Spring, the shopping app launched in August 2014 succeeded in what all other shopping apps have not succeed in: making buying clothes on your smartphone easy and fun. The app raised $7.5 million in capital from some of the fashion and tech industries’ biggest players.
Most reviewers have been positive, citing the app’s seamless interface, and impressive roster of brands – from Opening Ceremony to Jason Wu to Levi’s – with of course, universal checkout. HUGE. Skeptics have posed questions like: Do brands have enough products to properly populate a feed? And if Instagram ever initiates live links, then what good will Spring be?
Spring launched with 250 brands and within a month there were 450 active on the app, so brands have being added very quickly. According to Spring CEO Alan Tisch, “Right now, we have brands in every category, because we wanted to reflect the high-low way people really shop.”
Spring’s feed is one that looks similar to Instagram’s feed. Users can follow brands that they like, and brands post images of their products.

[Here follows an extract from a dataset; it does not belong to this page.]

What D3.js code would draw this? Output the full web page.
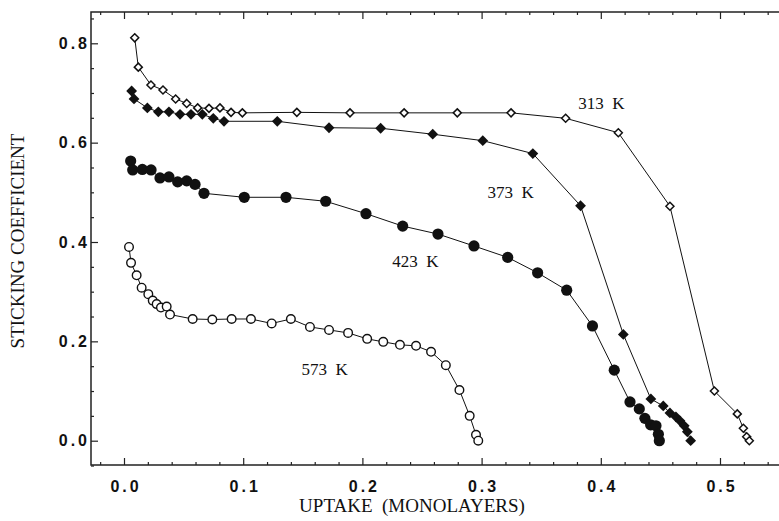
<!DOCTYPE html>
<html>
<head>
<meta charset="utf-8">
<script src="https://cdn.jsdelivr.net/npm/d3@7"></script>
<style>
  html, body { margin: 0; padding: 0; background: #fff; }
  svg { display: block; }
  .tick-label { font-family: "Liberation Sans", Arial, sans-serif; font-weight: bold; font-size: 16px; letter-spacing: 3px; fill: #111; }
  .axis-title { font-family: "Liberation Serif", "Times New Roman", serif; font-size: 19px; fill: #111; }
  .curve-label { font-family: "Liberation Serif", "Times New Roman", serif; font-size: 17px; fill: #111; white-space: pre; }
</style>
</head>
<body>
<svg id="chart" width="779" height="521"></svg>
<script>
// Uptake (monolayers) and sticking coefficient for each surface temperature
const uptake313 = [0.009, 0.012, 0.0226, 0.0327, 0.0433, 0.0526, 0.0618, 0.0713, 0.0805, 0.0898, 0.0993, 0.145, 0.1896, 0.235, 0.2796, 0.3247, 0.3705, 0.4147, 0.458, 0.4953, 0.5145, 0.5196, 0.5224, 0.5246];
const stick313  = [0.811, 0.752, 0.716, 0.706, 0.688, 0.679, 0.670, 0.669, 0.670, 0.661, 0.660, 0.661, 0.660, 0.660, 0.660, 0.660, 0.649, 0.620, 0.472, 0.100, 0.054, 0.025, 0.008, 0.0];

const uptake373 = [0.0064, 0.0084, 0.0196, 0.0288, 0.0377, 0.047, 0.0562, 0.0657, 0.0749, 0.0839, 0.1286, 0.172, 0.2153, 0.259, 0.301, 0.343, 0.383, 0.4189, 0.442, 0.4524, 0.458, 0.463, 0.4664, 0.470, 0.4726, 0.4754];
const stick373  = [0.704, 0.688, 0.670, 0.662, 0.662, 0.657, 0.657, 0.657, 0.649, 0.643, 0.643, 0.630, 0.629, 0.617, 0.604, 0.578, 0.473, 0.214, 0.084, 0.070, 0.056, 0.048, 0.040, 0.030, 0.018, 0.0];

const uptake423 = [0.0056, 0.0073, 0.0154, 0.0227, 0.0302, 0.0377, 0.045, 0.0526, 0.0596, 0.0671, 0.1009, 0.1359, 0.1692, 0.203, 0.2338, 0.2634, 0.2936, 0.3219, 0.347, 0.3714, 0.393, 0.4113, 0.4245, 0.4323, 0.437, 0.4418, 0.4463, 0.4483, 0.4491];
const stick423  = [0.563, 0.545, 0.546, 0.545, 0.529, 0.531, 0.521, 0.523, 0.516, 0.498, 0.490, 0.490, 0.482, 0.457, 0.432, 0.416, 0.392, 0.369, 0.338, 0.303, 0.231, 0.142, 0.078, 0.064, 0.045, 0.032, 0.030, 0.013, 0.0];

const uptake573 = [0.0042, 0.0059, 0.0106, 0.0148, 0.0204, 0.0241, 0.0274, 0.031, 0.0358, 0.0386, 0.0576, 0.0741, 0.0903, 0.1065, 0.1239, 0.140, 0.156, 0.172, 0.188, 0.204, 0.2175, 0.2315, 0.245, 0.2576, 0.270, 0.2814, 0.290, 0.2953, 0.2972];
const stick573  = [0.390, 0.358, 0.333, 0.308, 0.295, 0.282, 0.275, 0.268, 0.270, 0.254, 0.245, 0.244, 0.245, 0.245, 0.236, 0.245, 0.229, 0.223, 0.217, 0.205, 0.199, 0.193, 0.191, 0.179, 0.152, 0.102, 0.050, 0.012, 0.0];

const seriesNames = ["313 K", "373 K", "423 K", "573 K"];

// Axis ticks
const xTickValues = [0.0, 0.1, 0.2, 0.3, 0.4, 0.5];
const yTickValues = [0.0, 0.2, 0.4, 0.6, 0.8];
const xTitle = "UPTAKE  (MONOLAYERS)";
const yTitle = "STICKING COEFFICIENT";

// ---- layout ----
const frame = { left: 91, top: 12, bottom: 465, right: 792 };

const svg = d3.select("#chart");

const x = d3.scaleLinear().domain([0, 0.5]).range([124, 720]);
const y = d3.scaleLinear().domain([0, 0.8]).range([440.7, 43.3]);

const xMinor = d3.range(-0.02, 0.57, 0.02).map(v => +v.toFixed(2)).filter(v => xTickValues.indexOf(v) < 0);
const yMinor = d3.range(-0.05, 0.86, 0.05).map(v => +v.toFixed(2)).filter(v => yTickValues.indexOf(v) < 0);

// frame
svg.append("path")
  .attr("d", `M${frame.right},${frame.top}H${frame.left}V${frame.bottom}H${frame.right}`)
  .attr("fill", "none").attr("stroke", "#222").attr("stroke-width", 1.5);

function styleAxis(g) {
  g.select(".domain").remove();
  g.selectAll(".tick line").attr("stroke", "#222").attr("stroke-width", 1.2);
}

// bottom axis: major ticks with labels, minor ticks inward
svg.append("g").attr("transform", `translate(0,${frame.bottom})`)
  .call(d3.axisBottom(x).tickValues(xTickValues).tickSize(-7).tickPadding(16).tickFormat(d3.format(".1f")))
  .call(styleAxis)
  .call(g => g.selectAll("text").attr("class", "tick-label").attr("fill", null).attr("font-family", null).attr("font-size", null).attr("dx", "1.5px"));
svg.append("g").attr("transform", `translate(0,${frame.bottom})`)
  .call(d3.axisBottom(x).tickValues(xMinor).tickSize(-3).tickFormat(""))
  .call(styleAxis);

// top axis ticks (no labels)
svg.append("g").attr("transform", `translate(0,${frame.top})`)
  .call(d3.axisTop(x).tickValues(xTickValues).tickSize(-7).tickFormat(""))
  .call(styleAxis);
svg.append("g").attr("transform", `translate(0,${frame.top})`)
  .call(d3.axisTop(x).tickValues(xMinor).tickSize(-3).tickFormat(""))
  .call(styleAxis);

// left axis
svg.append("g").attr("transform", `translate(${frame.left},0)`)
  .call(d3.axisLeft(y).tickValues(yTickValues).tickSize(-7).tickPadding(1).tickFormat(d3.format(".1f")))
  .call(styleAxis)
  .call(g => g.selectAll("text").attr("class", "tick-label").attr("fill", null).attr("font-family", null).attr("font-size", null));
svg.append("g").attr("transform", `translate(${frame.left},0)`)
  .call(d3.axisLeft(y).tickValues(yMinor).tickSize(-3).tickFormat(""))
  .call(styleAxis);

// axis titles
svg.append("text").attr("class", "axis-title")
  .attr("x", 412).attr("y", 512).attr("text-anchor", "middle")
  .style("white-space", "pre")
  .text(xTitle);
svg.append("text").attr("class", "axis-title")
  .attr("transform", "translate(24,241) rotate(-90)")
  .attr("text-anchor", "middle")
  .text(yTitle);

// ---- curves ----
const line = d3.line().x(d => x(d[0])).y(d => y(d[1]));
const zip = (a, b) => a.map((v, i) => [v, b[i]]);

const series = [
  { name: seriesNames[0], pts: zip(uptake313, stick313), marker: "openDiamond" },
  { name: seriesNames[1], pts: zip(uptake373, stick373), marker: "filledDiamond" },
  { name: seriesNames[2], pts: zip(uptake423, stick423), marker: "filledCircle" },
  { name: seriesNames[3], pts: zip(uptake573, stick573), marker: "openCircle" }
];

series.forEach(s => {
  svg.append("path").datum(s.pts)
    .attr("d", line)
    .attr("fill", "none").attr("stroke", "#111").attr("stroke-width", 1);
});

const diamond = r => `M0,${-r}L${r},0L0,${r}L${-r},0Z`;

series.forEach(s => {
  const g = svg.append("g");
  const sel = g.selectAll("*").data(s.pts);
  if (s.marker === "openDiamond") {
    sel.enter().append("path")
      .attr("transform", d => `translate(${x(d[0])},${y(d[1])})`)
      .attr("d", diamond(4))
      .attr("fill", "#fff").attr("stroke", "#111").attr("stroke-width", 1.5);
  } else if (s.marker === "filledDiamond") {
    sel.enter().append("path")
      .attr("transform", d => `translate(${x(d[0])},${y(d[1])})`)
      .attr("d", diamond(5.4))
      .attr("fill", "#111");
  } else if (s.marker === "filledCircle") {
    sel.enter().append("circle")
      .attr("cx", d => x(d[0])).attr("cy", d => y(d[1])).attr("r", 5.6)
      .attr("fill", "#111");
  } else {
    sel.enter().append("circle")
      .attr("cx", d => x(d[0])).attr("cy", d => y(d[1])).attr("r", 4.3)
      .attr("fill", "#fff").attr("stroke", "#111").attr("stroke-width", 1.4);
  }
});

// temperature labels next to each curve
const labelPos = [
  { x: 0.381, y: 0.667 },
  { x: 0.305, y: 0.489 },
  { x: 0.225, y: 0.350 },
  { x: 0.149, y: 0.132 }
];
series.forEach((s, i) => {
  svg.append("text").attr("class", "curve-label")
    .attr("x", x(labelPos[i].x)).attr("y", y(labelPos[i].y))
    .text(s.name.replace(" ", "  "));
});
</script>
</body>
</html>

Spring charges a relatively low commission fee, with a $0 monthly fee. One brand has stated, “it’s not like we have to sell tons and tons and tons to justify the cost and or effort, Spring is like all icing on the cake.” Spring works with each brand to figure out how many times a day it makes sense to post, which is dependent on the amount of inventory the brand keeps – which likewise makes it difficult for the smaller, startup companies. One of the startup designers has complained that the time spent shooting images for Spring hasn’t been worth it. Top selling categories include jewelry, accessories, tops, and shoes.
As of now we should keep our sights on Spring to see what it accomplishes, but it looks like it has some exciting potential!